*Goal:* Extract, in full, the lines below, beginning at the first and ending with the line that contains "const SERIES_NAMES = ['图形曲线', '梳齿线', '包络线'];". Pictures do not belong in the copy.

##########

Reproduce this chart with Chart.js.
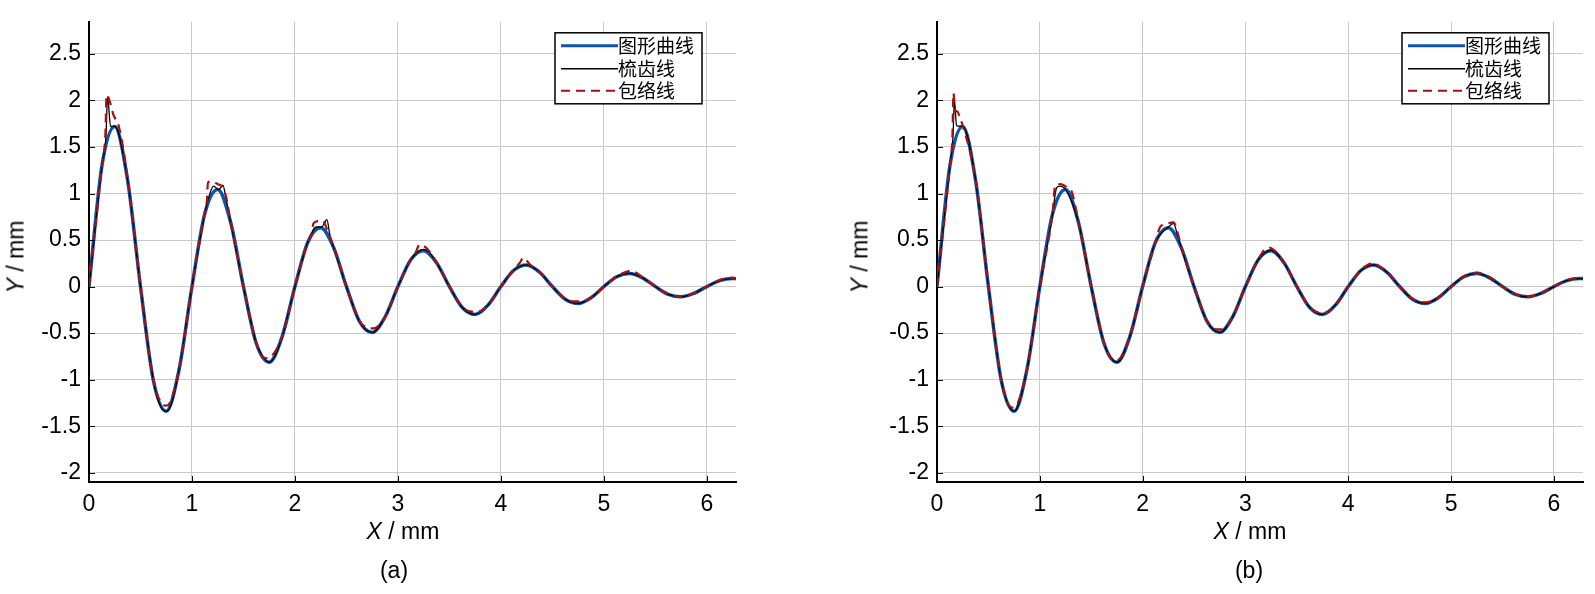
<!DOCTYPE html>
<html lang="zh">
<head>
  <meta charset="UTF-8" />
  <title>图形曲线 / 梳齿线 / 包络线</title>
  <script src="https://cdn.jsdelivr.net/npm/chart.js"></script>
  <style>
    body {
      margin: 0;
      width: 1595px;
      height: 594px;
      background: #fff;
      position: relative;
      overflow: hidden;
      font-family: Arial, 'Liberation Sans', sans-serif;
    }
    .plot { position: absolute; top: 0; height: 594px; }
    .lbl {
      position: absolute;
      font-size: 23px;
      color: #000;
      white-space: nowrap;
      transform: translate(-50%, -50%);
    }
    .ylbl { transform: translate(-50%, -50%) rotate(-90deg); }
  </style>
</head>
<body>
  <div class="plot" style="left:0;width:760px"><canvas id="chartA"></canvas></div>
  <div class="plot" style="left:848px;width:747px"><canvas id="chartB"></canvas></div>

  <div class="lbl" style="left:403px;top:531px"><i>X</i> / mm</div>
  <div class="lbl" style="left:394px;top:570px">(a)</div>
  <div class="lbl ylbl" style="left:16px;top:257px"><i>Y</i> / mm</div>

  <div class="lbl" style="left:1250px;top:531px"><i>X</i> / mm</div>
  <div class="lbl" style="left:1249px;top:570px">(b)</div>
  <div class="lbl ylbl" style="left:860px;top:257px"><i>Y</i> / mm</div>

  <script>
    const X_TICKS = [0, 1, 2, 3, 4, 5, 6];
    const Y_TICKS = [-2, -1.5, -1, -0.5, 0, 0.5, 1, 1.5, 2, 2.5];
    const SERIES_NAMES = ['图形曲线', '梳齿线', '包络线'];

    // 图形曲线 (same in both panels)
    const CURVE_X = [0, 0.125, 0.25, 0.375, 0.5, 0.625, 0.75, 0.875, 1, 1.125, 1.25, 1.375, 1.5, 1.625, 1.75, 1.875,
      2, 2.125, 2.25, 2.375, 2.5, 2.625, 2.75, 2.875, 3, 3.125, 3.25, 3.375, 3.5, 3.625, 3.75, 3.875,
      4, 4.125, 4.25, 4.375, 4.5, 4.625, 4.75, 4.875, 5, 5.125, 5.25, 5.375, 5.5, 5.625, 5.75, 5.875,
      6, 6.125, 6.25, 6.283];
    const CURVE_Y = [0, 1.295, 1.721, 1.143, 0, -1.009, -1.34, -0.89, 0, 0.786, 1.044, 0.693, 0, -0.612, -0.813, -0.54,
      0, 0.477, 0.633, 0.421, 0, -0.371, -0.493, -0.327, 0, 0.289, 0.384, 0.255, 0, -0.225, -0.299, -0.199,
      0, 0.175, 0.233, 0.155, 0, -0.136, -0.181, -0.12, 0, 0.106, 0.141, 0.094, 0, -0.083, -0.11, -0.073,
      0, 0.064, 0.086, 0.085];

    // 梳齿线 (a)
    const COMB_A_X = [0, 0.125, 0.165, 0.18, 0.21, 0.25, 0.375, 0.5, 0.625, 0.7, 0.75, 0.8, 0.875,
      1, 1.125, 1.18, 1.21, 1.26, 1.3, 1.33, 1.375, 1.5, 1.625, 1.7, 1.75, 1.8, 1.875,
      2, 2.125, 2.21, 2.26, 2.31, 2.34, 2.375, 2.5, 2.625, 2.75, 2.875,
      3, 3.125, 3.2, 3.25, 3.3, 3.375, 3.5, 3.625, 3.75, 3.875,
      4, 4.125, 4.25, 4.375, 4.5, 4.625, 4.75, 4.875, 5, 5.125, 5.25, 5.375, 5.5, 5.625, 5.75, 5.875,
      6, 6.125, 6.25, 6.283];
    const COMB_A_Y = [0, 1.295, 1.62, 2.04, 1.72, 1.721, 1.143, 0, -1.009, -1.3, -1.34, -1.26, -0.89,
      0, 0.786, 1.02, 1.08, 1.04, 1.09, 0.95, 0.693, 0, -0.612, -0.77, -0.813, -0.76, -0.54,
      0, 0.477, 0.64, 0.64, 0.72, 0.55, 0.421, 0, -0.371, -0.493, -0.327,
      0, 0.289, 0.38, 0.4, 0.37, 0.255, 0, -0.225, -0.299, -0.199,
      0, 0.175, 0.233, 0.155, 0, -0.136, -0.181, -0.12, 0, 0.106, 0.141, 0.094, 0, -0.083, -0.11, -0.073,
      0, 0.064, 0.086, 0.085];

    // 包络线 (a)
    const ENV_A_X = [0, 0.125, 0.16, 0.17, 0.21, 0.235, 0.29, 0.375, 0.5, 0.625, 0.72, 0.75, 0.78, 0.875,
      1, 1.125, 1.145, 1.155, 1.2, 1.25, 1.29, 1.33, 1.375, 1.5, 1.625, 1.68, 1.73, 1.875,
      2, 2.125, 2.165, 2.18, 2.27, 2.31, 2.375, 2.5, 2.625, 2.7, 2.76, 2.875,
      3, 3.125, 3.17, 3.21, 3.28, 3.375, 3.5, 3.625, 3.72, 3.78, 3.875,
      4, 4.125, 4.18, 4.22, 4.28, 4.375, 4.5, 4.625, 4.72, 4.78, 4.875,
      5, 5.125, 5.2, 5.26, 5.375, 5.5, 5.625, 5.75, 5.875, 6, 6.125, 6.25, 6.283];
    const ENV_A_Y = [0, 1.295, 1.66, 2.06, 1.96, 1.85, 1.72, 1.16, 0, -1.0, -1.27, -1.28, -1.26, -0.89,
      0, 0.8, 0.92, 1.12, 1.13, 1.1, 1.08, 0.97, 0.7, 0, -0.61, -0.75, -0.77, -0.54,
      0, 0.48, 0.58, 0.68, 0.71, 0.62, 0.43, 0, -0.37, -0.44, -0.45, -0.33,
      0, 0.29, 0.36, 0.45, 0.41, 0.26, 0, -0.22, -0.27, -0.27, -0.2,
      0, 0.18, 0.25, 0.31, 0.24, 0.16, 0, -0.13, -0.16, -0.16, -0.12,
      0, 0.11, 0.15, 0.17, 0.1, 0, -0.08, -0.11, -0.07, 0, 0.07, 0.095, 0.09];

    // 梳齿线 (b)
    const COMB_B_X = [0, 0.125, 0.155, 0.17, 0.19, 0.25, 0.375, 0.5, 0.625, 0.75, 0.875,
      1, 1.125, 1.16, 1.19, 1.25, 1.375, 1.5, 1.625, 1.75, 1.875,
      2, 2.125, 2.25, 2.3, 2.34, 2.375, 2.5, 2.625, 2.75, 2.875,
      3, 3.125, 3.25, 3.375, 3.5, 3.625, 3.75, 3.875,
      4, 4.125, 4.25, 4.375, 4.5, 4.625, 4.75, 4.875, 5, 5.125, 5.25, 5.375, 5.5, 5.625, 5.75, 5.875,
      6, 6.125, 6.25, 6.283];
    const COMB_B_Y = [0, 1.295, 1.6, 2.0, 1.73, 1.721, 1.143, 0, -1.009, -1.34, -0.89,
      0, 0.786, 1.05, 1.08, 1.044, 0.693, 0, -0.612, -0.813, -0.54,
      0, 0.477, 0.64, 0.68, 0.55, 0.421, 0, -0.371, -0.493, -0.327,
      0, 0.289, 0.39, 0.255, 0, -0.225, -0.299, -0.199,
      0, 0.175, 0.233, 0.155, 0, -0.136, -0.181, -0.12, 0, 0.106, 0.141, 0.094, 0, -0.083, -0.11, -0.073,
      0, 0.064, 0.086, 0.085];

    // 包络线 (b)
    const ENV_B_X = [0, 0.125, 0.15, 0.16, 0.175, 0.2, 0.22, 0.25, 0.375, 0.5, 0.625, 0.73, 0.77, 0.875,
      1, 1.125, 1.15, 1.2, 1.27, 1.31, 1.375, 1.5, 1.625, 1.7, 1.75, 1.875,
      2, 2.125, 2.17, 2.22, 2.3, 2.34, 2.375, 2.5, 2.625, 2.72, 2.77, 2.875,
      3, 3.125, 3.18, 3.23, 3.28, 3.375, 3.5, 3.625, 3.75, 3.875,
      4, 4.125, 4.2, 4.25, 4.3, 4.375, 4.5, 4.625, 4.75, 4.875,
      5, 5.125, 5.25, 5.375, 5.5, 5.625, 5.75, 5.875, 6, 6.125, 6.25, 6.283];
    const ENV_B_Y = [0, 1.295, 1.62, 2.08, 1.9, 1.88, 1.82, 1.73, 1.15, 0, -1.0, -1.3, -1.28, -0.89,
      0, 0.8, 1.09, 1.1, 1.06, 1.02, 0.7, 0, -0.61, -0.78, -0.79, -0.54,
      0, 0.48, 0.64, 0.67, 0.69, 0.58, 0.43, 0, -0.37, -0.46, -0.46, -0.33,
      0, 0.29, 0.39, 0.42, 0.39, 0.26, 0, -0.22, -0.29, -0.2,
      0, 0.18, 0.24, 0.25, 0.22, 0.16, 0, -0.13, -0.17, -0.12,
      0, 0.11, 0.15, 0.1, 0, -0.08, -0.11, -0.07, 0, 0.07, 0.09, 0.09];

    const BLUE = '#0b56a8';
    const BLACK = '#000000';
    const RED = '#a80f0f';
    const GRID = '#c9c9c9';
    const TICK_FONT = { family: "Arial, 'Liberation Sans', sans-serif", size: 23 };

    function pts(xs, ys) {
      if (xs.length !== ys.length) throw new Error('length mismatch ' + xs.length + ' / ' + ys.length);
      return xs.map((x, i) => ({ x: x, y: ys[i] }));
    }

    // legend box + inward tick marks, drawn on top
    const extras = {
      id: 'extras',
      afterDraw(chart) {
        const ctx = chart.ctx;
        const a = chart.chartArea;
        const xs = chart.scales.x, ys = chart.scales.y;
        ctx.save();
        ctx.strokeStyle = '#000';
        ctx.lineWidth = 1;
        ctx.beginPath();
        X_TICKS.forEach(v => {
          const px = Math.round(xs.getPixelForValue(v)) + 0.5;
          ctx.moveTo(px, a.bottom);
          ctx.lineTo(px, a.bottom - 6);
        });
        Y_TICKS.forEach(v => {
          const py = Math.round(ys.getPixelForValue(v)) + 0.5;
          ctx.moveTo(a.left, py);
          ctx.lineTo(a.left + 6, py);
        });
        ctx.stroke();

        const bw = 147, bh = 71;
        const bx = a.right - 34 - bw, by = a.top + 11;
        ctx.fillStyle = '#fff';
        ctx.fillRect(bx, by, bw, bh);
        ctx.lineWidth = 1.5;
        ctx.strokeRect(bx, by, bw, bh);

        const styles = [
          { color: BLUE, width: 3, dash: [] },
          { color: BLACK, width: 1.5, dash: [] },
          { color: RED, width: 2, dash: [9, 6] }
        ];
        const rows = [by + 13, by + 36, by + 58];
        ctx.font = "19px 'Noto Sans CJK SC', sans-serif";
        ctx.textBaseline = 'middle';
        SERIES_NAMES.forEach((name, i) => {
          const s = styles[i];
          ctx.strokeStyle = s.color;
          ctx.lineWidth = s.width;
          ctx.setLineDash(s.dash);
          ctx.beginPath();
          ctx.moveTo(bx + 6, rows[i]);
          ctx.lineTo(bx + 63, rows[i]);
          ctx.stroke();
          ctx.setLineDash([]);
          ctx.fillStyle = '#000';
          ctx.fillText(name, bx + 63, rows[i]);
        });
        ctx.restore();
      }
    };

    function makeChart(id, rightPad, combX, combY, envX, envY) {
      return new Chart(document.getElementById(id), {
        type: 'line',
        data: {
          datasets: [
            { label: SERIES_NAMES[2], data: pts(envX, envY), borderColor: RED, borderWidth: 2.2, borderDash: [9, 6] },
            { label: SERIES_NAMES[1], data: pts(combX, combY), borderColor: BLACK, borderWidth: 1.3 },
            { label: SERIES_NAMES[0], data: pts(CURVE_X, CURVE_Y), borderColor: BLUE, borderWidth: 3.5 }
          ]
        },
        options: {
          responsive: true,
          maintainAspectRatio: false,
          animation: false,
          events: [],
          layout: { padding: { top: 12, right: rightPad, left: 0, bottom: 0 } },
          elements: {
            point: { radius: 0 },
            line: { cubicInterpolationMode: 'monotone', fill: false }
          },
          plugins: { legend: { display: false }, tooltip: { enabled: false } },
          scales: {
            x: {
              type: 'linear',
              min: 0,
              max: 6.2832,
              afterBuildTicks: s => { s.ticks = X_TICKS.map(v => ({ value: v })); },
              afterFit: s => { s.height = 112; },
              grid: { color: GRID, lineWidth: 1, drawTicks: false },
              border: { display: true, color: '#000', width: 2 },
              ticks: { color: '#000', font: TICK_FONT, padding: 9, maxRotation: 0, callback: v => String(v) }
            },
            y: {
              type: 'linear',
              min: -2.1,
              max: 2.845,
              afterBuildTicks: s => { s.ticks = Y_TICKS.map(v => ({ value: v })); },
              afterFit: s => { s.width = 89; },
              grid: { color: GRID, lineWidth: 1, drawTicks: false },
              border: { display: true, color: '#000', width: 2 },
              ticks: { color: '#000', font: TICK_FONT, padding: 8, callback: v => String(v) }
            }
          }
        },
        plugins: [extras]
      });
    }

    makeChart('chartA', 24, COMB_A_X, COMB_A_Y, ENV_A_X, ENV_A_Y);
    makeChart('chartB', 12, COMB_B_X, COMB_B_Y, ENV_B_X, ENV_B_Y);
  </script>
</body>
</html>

##########

*Exercise answer:*
Reproduce this chart with Chart.js.
<!DOCTYPE html>
<html lang="zh">
<head>
  <meta charset="UTF-8" />
  <title>图形曲线 / 梳齿线 / 包络线</title>
  <script src="https://cdn.jsdelivr.net/npm/chart.js"></script>
  <style>
    body {
      margin: 0;
      width: 1595px;
      height: 594px;
      background: #fff;
      position: relative;
      overflow: hidden;
      font-family: Arial, 'Liberation Sans', sans-serif;
    }
    .plot { position: absolute; top: 0; height: 594px; }
    .lbl {
      position: absolute;
      font-size: 23px;
      color: #000;
      white-space: nowrap;
      transform: translate(-50%, -50%);
    }
    .ylbl { transform: translate(-50%, -50%) rotate(-90deg); }
  </style>
</head>
<body>
  <div class="plot" style="left:0;width:760px"><canvas id="chartA"></canvas></div>
  <div class="plot" style="left:848px;width:747px"><canvas id="chartB"></canvas></div>

  <div class="lbl" style="left:403px;top:531px"><i>X</i> / mm</div>
  <div class="lbl" style="left:394px;top:570px">(a)</div>
  <div class="lbl ylbl" style="left:16px;top:257px"><i>Y</i> / mm</div>

  <div class="lbl" style="left:1250px;top:531px"><i>X</i> / mm</div>
  <div class="lbl" style="left:1249px;top:570px">(b)</div>
  <div class="lbl ylbl" style="left:860px;top:257px"><i>Y</i> / mm</div>

  <script>
    const X_TICKS = [0, 1, 2, 3, 4, 5, 6];
    const Y_TICKS = [-2, -1.5, -1, -0.5, 0, 0.5, 1, 1.5, 2, 2.5];
    const SERIES_NAMES = ['图形曲线', '梳齿线', '包络线'];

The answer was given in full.